Sti-là qu’a baclé la chanson,
Vantez que c’est un fier luron ;
Il irait, dans sa noble audace,
Leur ch… à tous sur la face.
- ↑ V. 21 janvier 1772. — R.
- ↑ Recueilli dans le Maupeouana, tome V, p 89-100. — R.
- ↑ Réimprimé dans le Maupeouana, tome IV, p. 95-197. — R.
- ↑ V. 3 août 1771. — R.
- ↑ V. 23 février 1772. — R.
- ↑ V. 31 mai 1770. — R.
- ↑ V. 3 mars 1772. — R.
- ↑ V. 23 mars 1772. — R.
- ↑ V. 26 mars 1772. — R.
- ↑ Par Raynal. — R.
- ↑ V. 10 juillet 1769. — R.
- ↑ Berthier de Sauvigny. — R.
- ↑ La troisième partie de la Correspondance secrète se terminait par un avis qui annonçait « la Suite pour les Œufs de Pâques de Monseigneur. » — R.

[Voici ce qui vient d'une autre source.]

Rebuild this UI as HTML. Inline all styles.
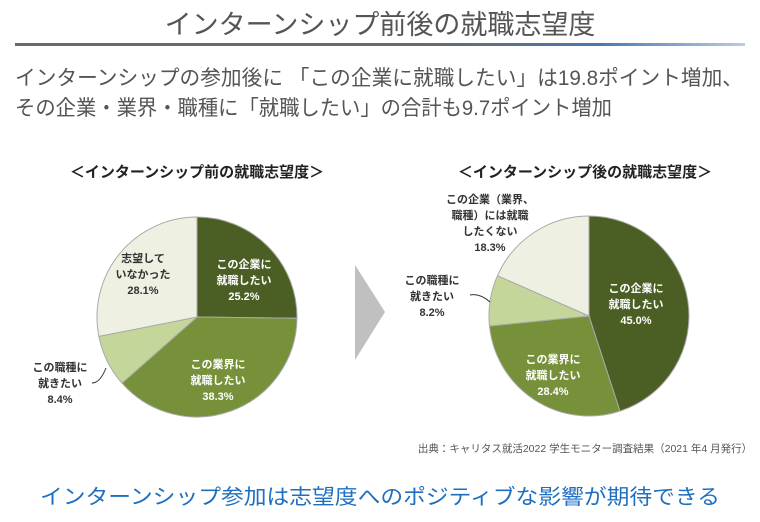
<!DOCTYPE html>
<html><head><meta charset="utf-8"><style>
body{margin:0;width:760px;height:517px;background:#fff;overflow:hidden;font-family:"Liberation Sans","Noto Sans CJK JP",sans-serif;}
svg text{font-family:"Liberation Sans","Noto Sans CJK JP",sans-serif;}
</style></head><body>
<svg width="760" height="517" viewBox="0 0 760 517">
<defs><linearGradient id="g" x1="0" x2="1"><stop offset="0" stop-color="#6a6a6a"/><stop offset="0.55" stop-color="#6a6a6a"/><stop offset="0.8" stop-color="#4a78b0"/><stop offset="1" stop-color="#b8cce4"/></linearGradient></defs>
<text x="380" y="34" text-anchor="middle" font-size="27" fill="#555">インターンシップ前後の就職志望度</text>
<rect x="15" y="43" width="730" height="3" fill="url(#g)"/>
<text x="15" y="85" font-size="21" fill="#555" textLength="728" lengthAdjust="spacingAndGlyphs">インターンシップの参加後に 「この企業に就職したい」は19.8ポイント増加、</text>
<text x="15" y="115" font-size="21" fill="#555" textLength="597" lengthAdjust="spacingAndGlyphs">その企業・業界・職種に「就職したい」の合計も9.7ポイント増加</text>

<text x="197" y="177" text-anchor="middle" font-size="15" font-weight="bold" fill="#222">＜インターンシップ前の就職志望度＞</text>
<g stroke="#aaa" stroke-width="1">
<path d="M197,317 L197,217 A100,100 0 0 1 297,318.3 Z" fill="#4b5f24"/>
<path d="M197,317 L297,318.3 A100,100 0 0 1 122,383.1 Z" fill="#76913a"/>
<path d="M197,317 L122,383.1 A100,100 0 0 1 98.9,336.4 Z" fill="#c5d69b"/>
<path d="M197,317 L98.9,336.4 A100,100 0 0 1 197,217 Z" fill="#eef0e2"/>
</g>
<g font-size="11" text-anchor="middle" font-weight="bold">
<text x="244" y="268" fill="#fff">この企業に</text><text x="244" y="284" fill="#fff">就職したい</text><text x="244" y="300" fill="#fff">25.2%</text>
<text x="218" y="368" fill="#fff">この業界に</text><text x="218" y="384" fill="#fff">就職したい</text><text x="218" y="400" fill="#fff">38.3%</text>
<text x="143" y="262" fill="#333">志望して</text><text x="143" y="278" fill="#333">いなかった</text><text x="143" y="294" fill="#333">28.1%</text>
<text x="60" y="371" fill="#333">この職種に</text><text x="60" y="387" fill="#333">就きたい</text><text x="60" y="403" fill="#333">8.4%</text>
</g>
<path d="M92,383 Q100,383 106,368" stroke="#333" fill="none"/>

<polygon points="355,265 385,312 355,360" fill="#c0c0c0"/>

<text x="585" y="177" text-anchor="middle" font-size="15" font-weight="bold" fill="#222">＜インターンシップ後の就職志望度＞</text>
<g stroke="#aaa" stroke-width="1">
<path d="M589,316 L589,216 A100,100 0 0 1 619.9,411.1 Z" fill="#4b5f24"/>
<path d="M589,316 L619.9,411.1 A100,100 0 0 1 489.5,326 Z" fill="#76913a"/>
<path d="M589,316 L489.5,326 A100,100 0 0 1 497.5,275.7 Z" fill="#c5d69b"/>
<path d="M589,316 L497.5,275.7 A100,100 0 0 1 589,216 Z" fill="#eef0e2"/>
</g>
<g font-size="11" text-anchor="middle" font-weight="bold">
<text x="636" y="292" fill="#fff">この企業に</text><text x="636" y="308" fill="#fff">就職したい</text><text x="636" y="324" fill="#fff">45.0%</text>
<text x="553" y="363" fill="#fff">この業界に</text><text x="553" y="379" fill="#fff">就職したい</text><text x="553" y="395" fill="#fff">28.4%</text>
<text x="490" y="203" fill="#333">この企業（業界、</text><text x="490" y="219" fill="#333">職種）には就職</text><text x="490" y="235" fill="#333">したくない</text><text x="490" y="251" fill="#333">18.3%</text>
<text x="432" y="284" fill="#333">この職種に</text><text x="432" y="300" fill="#333">就きたい</text><text x="432" y="316" fill="#333">8.2%</text>
</g>
<path d="M470,295 Q480,293 490,302" stroke="#333" fill="none"/>
<text x="585" y="452" text-anchor="middle" font-size="10.5" fill="#555">出典：キャリタス就活2022 学生モニター調査結果（2021 年4 月発行）</text>

<text x="40" y="504" font-size="21" fill="#1f6fc0" textLength="680" lengthAdjust="spacingAndGlyphs">インターンシップ参加は志望度へのポジティブな影響が期待できる</text>
</svg>
</body></html>
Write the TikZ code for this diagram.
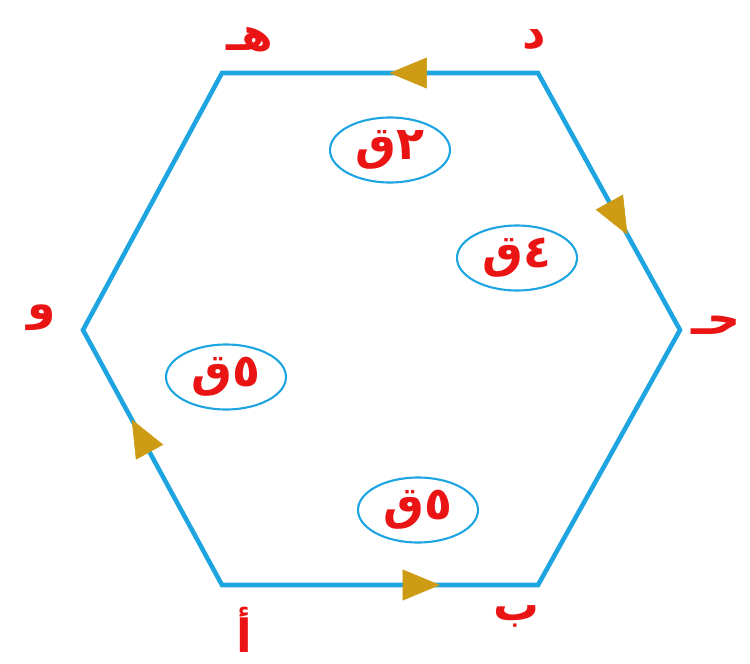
\documentclass[tikz,border=0pt]{standalone}
\usepackage{fontspec}
\newfontfamily\arabicfont[Script=Arabic]{DejaVu Sans}
\TeXXeTstate=1
\usetikzlibrary{arrows.meta,positioning,shapes.geometric,decorations.markings}
\definecolor{sky}{RGB}{30,165,225}
\definecolor{crimson}{RGB}{235,20,20}
\definecolor{gold}{RGB}{205,155,20}
\tikzset{
  side/.style={draw=sky,line width=2.6pt,line join=miter},
  midarrow/.style={postaction={decorate,decoration={markings,
    mark=at position #1 with {\arrow[gold]{Triangle[length=7.5mm,width=6.2mm]}}}}},
  vlabel/.style={text=crimson,font=\arabicfont\fontsize{26}{26}\selectfont\bfseries,inner sep=1pt},
  force/.style={ellipse,draw=sky,line width=1.2pt,minimum width=24mm,minimum height=13mm,
    text=crimson,font=\arabicfont\fontsize{26}{26}\selectfont\bfseries,inner sep=0pt},
}
\begin{document}
\begin{tikzpicture}[x=0.02cm,y=-0.02cm]
  \useasboundingbox (0,0) rectangle (750,663);
  % corners
  \coordinate (A) at (222,585);
  \coordinate (B) at (538,585);
  \coordinate (C) at (680,330);
  \coordinate (D) at (538,73);
  \coordinate (E) at (222,73);
  \coordinate (F) at (83,330);
  \draw[side] (A) -- (B) -- (C) -- (D) -- (E) -- (F) -- cycle;
  \path[midarrow=0.69] (A) -- (B);
  \path[midarrow=0.63] (D) -- (C);
  \path[midarrow=0.47] (D) -- (E);
  \path[midarrow=0.65] (A) -- (F);
  % letters
  \node[vlabel] (la) at (244,630) {\beginR أ\endR};
  \node[vlabel] (lb) at (516,616) {\beginR ب\endR};
  \node[vlabel] (lc) at (716,325) {\beginR حـ\endR};
  \node[vlabel] (ld) at (534,40) {\beginR د\endR};
  \node[vlabel] (le) at (250,40) {\beginR هـ\endR};
  \node[vlabel] (lf) at (42,318) {\beginR و\endR};
  % forces
  \node[force] (f1) at (390,150) {\beginR ٢ق\endR};
  \node[force] (f2) at (517,258) {\beginR ٤ق\endR};
  \node[force] (f3) at (226,377) {\beginR ٥ق\endR};
  \node[force] (f4) at (418,510) {\beginR ٥ق\endR};
\end{tikzpicture}
\end{document}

- ↑ Elle n’a point été recueillie dans le Maupeouana où se trouve reproduite la Correspondance secrète, ce qui peut faire présumer qu’elle n’est point du même auteur. Elle a été insérée, à la date du 25 mars 1772, dans le Journal historique que nous avons plusieurs fois cité. — R.
- ↑ Cette lettre, qui manque également dans le Maupeouana, se trouve, à date du 28 mars 1772, dans le Journal historique. — R.
- ↑ V. 22 mars 1772. — R.
- ↑ Le duc d’Harcourt, gouverneur de la province. — R.
- ↑ Sobriquet donné à M. Ficquet de Normanville, V. 15 avril 1772. — R.